Monday, Mar. 17, 1941

Step in the Dark

Impatience with the Senate last week had finally risen to a clamor. Columnists, editorial writers, radiorators volleyed & thundered. The isolationists were cursed with bell, book and candle; Administration leaders were wigged and trimmed for their fumbling delay; cartoonists kept a brush in brine for the isolationist leader, Montana's Burton K. Wheeler.

But while praise for the Senate came mostly in the form of loud damns, the Senate did have a case, and its case was democracy's. To veteran Washington observers, the remarkable thing about the Lend-Lease debate was its consistently high level. The self-restraint of the Senators, with but few exceptions; the steadily maintained effort to keep the argument on a plane of morals, of policy, of what-is-best-for-the-U. S.; the hands-off patience of the President; the lack of political tricks and pressures; the general objectivity of the press--all these seemed to be examples of what campaigners have called the American way of doing things, a slow way, inefficient by totalitarian standards, but in which no individual's rights are lost. Said Scripps-Howard's Columnist Ray Clapper: "Doing it the slower way means that when the Lend-Lease Bill is passed it will stand as the deliberate and considerate action of Congress, taken after full and fair hearing had been given to the opposition. No one can say he was gagged."

By last week each side had exhausted its arguments. The proponents of H.R. 1776, although of every belief in domestic affairs, were nearly unanimous in arguing that the world is small nowadays; that in this small world the best defense of the U. S. is aid-to-Britain; that the best way to aid Britain is to pass this bill, granting the President enormous additional powers. The opponents' arguments ranged extremely; but significantly, no isolationist said the-hell-with-Britain.

Montana's Wheeler and Missouri's Bennett Champ Clark pounded away at their theme: This is a war bill; if this bill is passed, the U. S. will go to war abroad and will suffer dictatorship at home.

The Administration had only one bad moment, at the hands of little, black-eyed jumping-jack Allen J. Ellender of Louisiana, who was a Huey Long adjutant at the time the late Kingfish, looking fondly at his henchmen, said: "I can buy & sell legislators like sacks of potatoes." Last week Senator Ellender stood ready to fight for his amendment, which would merely have added a paragraph to the effect that nothing in the measure gave the President any additional authorization to send an A. E. F. outside the Western Hemisphere, wherever that is. Many a mother-conscious Senator stood ready to vote for this. Constitutionally the President has absolute unchallenged power to send the Army or Navy wherever he pleases. But Administration strategists went to work on Ellender, finally persuaded him to accept an extravagantly meaningless substitute amendment: that nothing in the act should be construed to change existing law about the use of the Army or Navy.
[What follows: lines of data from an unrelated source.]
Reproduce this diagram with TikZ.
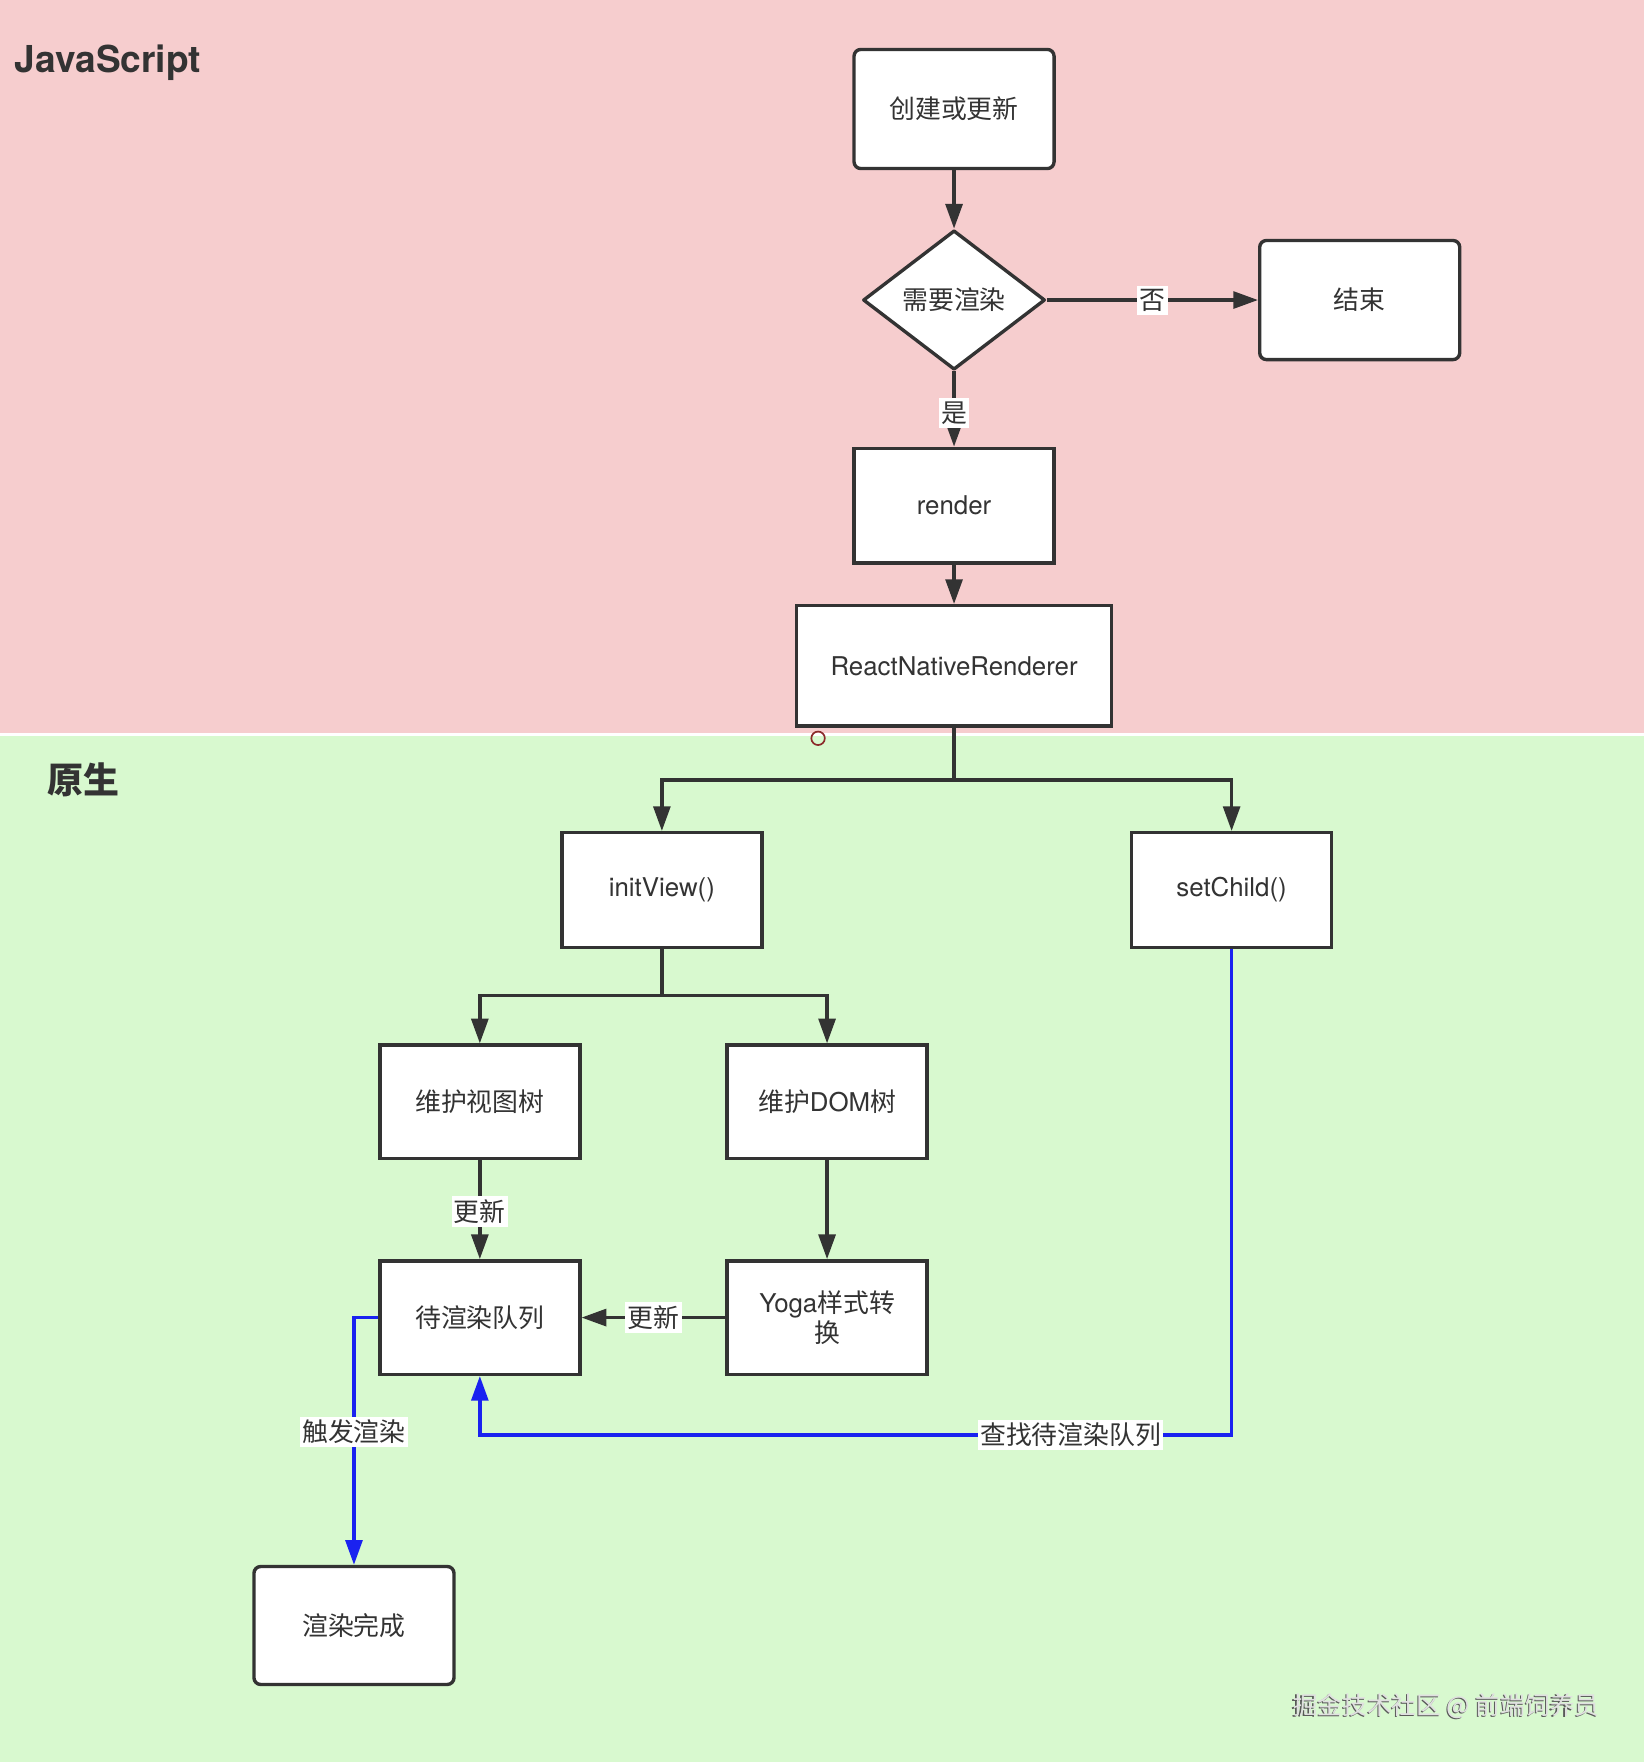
\documentclass[tikz,border=0pt]{standalone}
\usepackage{fontspec}
\setmainfont{TeX Gyre Heros}
\newfontfamily\cjk{Noto Sans CJK SC}
\usetikzlibrary{arrows.meta,shapes.geometric}
\definecolor{pinkbg}{HTML}{F6CDCE}
\definecolor{greenbg}{HTML}{D8F9CF}
\definecolor{ink}{HTML}{333333}
\definecolor{blueln}{HTML}{1A22F0}
\definecolor{circred}{HTML}{8B2A2A}
\begin{document}
\begin{tikzpicture}[x=1pt,y=-1pt,
  box/.style={draw=ink, line width=3pt, fill=white, minimum width=178pt, minimum height=102pt,
    inner sep=0pt, text=ink, font=\fontsize{23}{27}\selectfont, align=center},
  rbox/.style={box, rounded corners=6pt},
  ln/.style={draw=ink, line width=3pt, -{Triangle[length=22pt,width=15pt]}},
  bln/.style={draw=blueln, line width=3pt, -{Triangle[length=22pt,width=15pt]}},
  lbl/.style={fill=white, text=ink, inner xsep=2pt, inner ysep=3pt, font=\cjk\fontsize{23}{27}\selectfont},
  title/.style={anchor=west, inner sep=0pt, text=ink}
]
\useasboundingbox (0,0) rectangle (1463,1568);
\fill[pinkbg] (0,0) rectangle (1463,652);
\fill[white] (0,652) rectangle (1463,655);
\fill[greenbg] (0,655) rectangle (1463,1568);

% titles
\node[title, font=\bfseries\fontsize{33}{39}\selectfont] (js) at (13,56) {JavaScript};
\node[title, font=\cjk\bfseries\fontsize{32}{38}\selectfont] (ys) at (42,694) {原生};

% nodes
\node[rbox, minimum height=106pt] (create) at (849,97) {{\cjk 创建或更新}};
\node[draw=ink, line width=3pt, fill=white, shape=diamond, minimum width=162pt, minimum height=124pt,
  inner sep=0pt, line join=round, text=ink, font=\cjk\fontsize{23}{27}\selectfont] (decide) at (849,267) {需要渲染};
\node[rbox, minimum height=106pt] (end) at (1210,267) {{\cjk 结束}};
\node[box] (render) at (849,450) {render};
\node[box, minimum width=280pt, minimum height=107pt] (rnr) at (849,592.5) {ReactNativeRenderer};
\node[box] (initView) at (589,792) {initView()};
\node[box] (setChild) at (1096,792) {setChild()};
\node[box, minimum height=101pt] (viewtree) at (427,980.5) {{\cjk 维护视图树}};
\node[box, minimum height=101pt] (domtree) at (736,980.5) {{\cjk 维护}DOM{\cjk 树}};
\node[box, minimum height=101pt] (queue) at (427,1172.5) {{\cjk 待渲染队列}};
\node[box, minimum height=101pt] (yoga) at (736,1172.5) {Yoga{\cjk 样式转}\\{\cjk 换}};
\node[rbox, minimum height=105pt] (done) at (315,1446.5) {{\cjk 渲染完成}};

% junctions
\coordinate (j1) at (849,694);
\coordinate (j2) at (589,886);
\coordinate (j3) at (1096,1277);
\coordinate (j4) at (427,1277);
\coordinate (j5) at (315,1172.5);

% connectors
\draw[ln] (create) -- (decide);
\draw[ln] (decide.east) -- node[lbl] {否} (end.west);
\draw[ln] (decide.south) -- node[lbl, pos=0.55] {是} (render.north);
\draw[ln] (render) -- (rnr);
\draw[ln] (rnr.south) -- (j1) -| (initView.north);
\draw[ln] (j1) -| (setChild.north);
\draw[ln] (initView.south) -- (j2) -| (viewtree.north);
\draw[ln] (j2) -| (domtree.north);
\draw[ln] (viewtree) -- node[lbl, pos=0.52] {更新} (queue);
\draw[ln] (domtree) -- (yoga);
\draw[ln] (yoga.west) -- node[lbl, pos=0.5] {更新} (queue.east);
\draw[bln] (setChild.south) -- (j3) -- node[lbl, pos=0.214] {查找待渲染队列} (j4) -- (queue.south);
\draw[bln] (queue.west) -- (j5) -- node[lbl, pos=0.463] {触发渲染} (done.north);

% small marker
\draw[circred, line width=1.5pt] (728,657) circle[radius=6];

% watermark
\node[text=black!65, font=\cjk\fontsize{22}{26}\selectfont, inner sep=0pt] (wms) at (1286,1519.5) {掘金技术社区 @ 前端饲养员};
\node[text=black!12, font=\cjk\fontsize{22}{26}\selectfont, inner sep=0pt] (wm) at (1287,1518) {掘金技术社区 @ 前端饲养员};
\end{tikzpicture}
\end{document}
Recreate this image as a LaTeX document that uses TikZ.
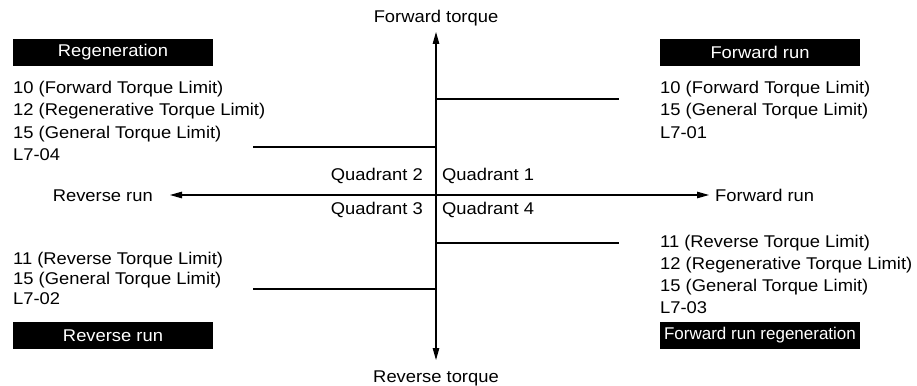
\documentclass[tikz,border=0pt]{standalone}
\usepackage{fontspec}
\setmainfont[FakeStretch=1.08]{Liberation Sans}
\newfontfamily\plainfont{Liberation Sans}
\usetikzlibrary{arrows.meta}
\begin{document}
\begin{tikzpicture}[x=1pt,y=-1pt,
  font=\fontsize{17}{20}\selectfont,
  txt/.style={inner sep=0pt,anchor=base west},
  txtr/.style={inner sep=0pt,anchor=base east},
  txtc/.style={inner sep=0pt,anchor=base},
  blackbox/.style={fill=black,text=white,minimum width=200pt,minimum height=27pt,inner sep=0pt},
  axis/.style={line width=1.1pt,-{Triangle[length=12pt,width=6.5pt]}},
  limit/.style={line width=1.1pt}]
\useasboundingbox (0,0) rectangle (917,385);
% axes
\coordinate (o) at (436,195);
\coordinate (top) at (436,32);
\coordinate (bot) at (436,360);
\coordinate (lft) at (170,195);
\coordinate (rgt) at (709,195);
\draw[axis] (o) -- (top);
\draw[axis] (o) -- (bot);
\draw[axis] (o) -- (lft);
\draw[axis] (o) -- (rgt);
\node[txtc] (ft) at (436,23) {Forward torque};
\node[txtc] (rt) at (436,382) {Reverse torque};
\node[txtr] (rr) at (153,201) {Reverse run};
\node[txt] (fr) at (715,201) {Forward run};
% quadrant labels
\node[txtr] (q2) at (423,180) {Quadrant 2};
\node[txt] (q1) at (442,180) {Quadrant 1};
\node[txtr] (q3) at (423,214) {Quadrant 3};
\node[txt] (q4) at (442,214) {Quadrant 4};
% limit lines
\coordinate (l1a) at (436,99);  \coordinate (l1b) at (619,99);
\coordinate (l2a) at (253,147); \coordinate (l2b) at (436,147);
\coordinate (l3a) at (253,289); \coordinate (l3b) at (436,289);
\coordinate (l4a) at (436,243); \coordinate (l4b) at (619,243);
\draw[limit] (l1a) -- (l1b);
\draw[limit] (l2a) -- (l2b);
\draw[limit] (l3a) -- (l3b);
\draw[limit] (l4a) -- (l4b);
% black boxes
\node[blackbox] (bregen) at (113,52.5) {Regeneration};
\node[blackbox] (bfwd) at (760,52.5) {Forward run};
\node[blackbox] (brev) at (113,335.5) {Reverse run};
\node[blackbox] (bfwdreg) at (760,335.5) {\plainfont Forward run regeneration};
% top-left text
\node[txt] (tl1) at (13,94) {10 (Forward Torque Limit)};
\node[txt] (tl2) at (13,116) {12 (Regenerative Torque Limit)};
\node[txt] (tl3) at (13,138) {15 (General Torque Limit)};
\node[txt] (tl4) at (13,160) {L7-04};
% top-right text
\node[txt] (tr1) at (660,94) {10 (Forward Torque Limit)};
\node[txt] (tr2) at (660,116) {15 (General Torque Limit)};
\node[txt] (tr3) at (660,138) {L7-01};
% bottom-left text
\node[txt] (bl1) at (13,264) {11 (Reverse Torque Limit)};
\node[txt] (bl2) at (13,284) {15 (General Torque Limit)};
\node[txt] (bl3) at (13,304) {L7-02};
% bottom-right text
\node[txt] (br1) at (660,247) {11 (Reverse Torque Limit)};
\node[txt] (br2) at (660,269) {12 (Regenerative Torque Limit)};
\node[txt] (br3) at (660,291) {15 (General Torque Limit)};
\node[txt] (br4) at (660,313) {L7-03};
\end{tikzpicture}
\end{document}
Even callous reporters gulped at that one; but without a blush Ellender then voted against his own amendment when it was reintroduced.

With the one possibly dangerous amendment broken, with Barkley at last steeled to hold an early-&-late session, the opposition quickly collapsed. Twenty-one amendments were slapped down; eleven minor modifications were accepted. Only one of these was possibly important: an amendment by Virginia's apple-cheeked, apple-growing Harry Byrd, to require the President to get a specific Congressional authorization before disposing of defense articles produced out of new appropriations. The Senate passed the bill 60-to-31.

That Saturday night, as the nation's juke boxes ground out The Last Time I Saw Paris, as millions of Americans danced, drank, played bridge, collided in automobiles, sloshed through the East's thickest blizzard in six years or gave thanks that California's record rain had stopped; as the millions who have as yet felt no impact of the war prayed or played; as on any other Saturday night, with the children bathed and in bed and the old folks nodding by the radio, the U. S. went about its usual concerns, while the Senate took a great step into the dark.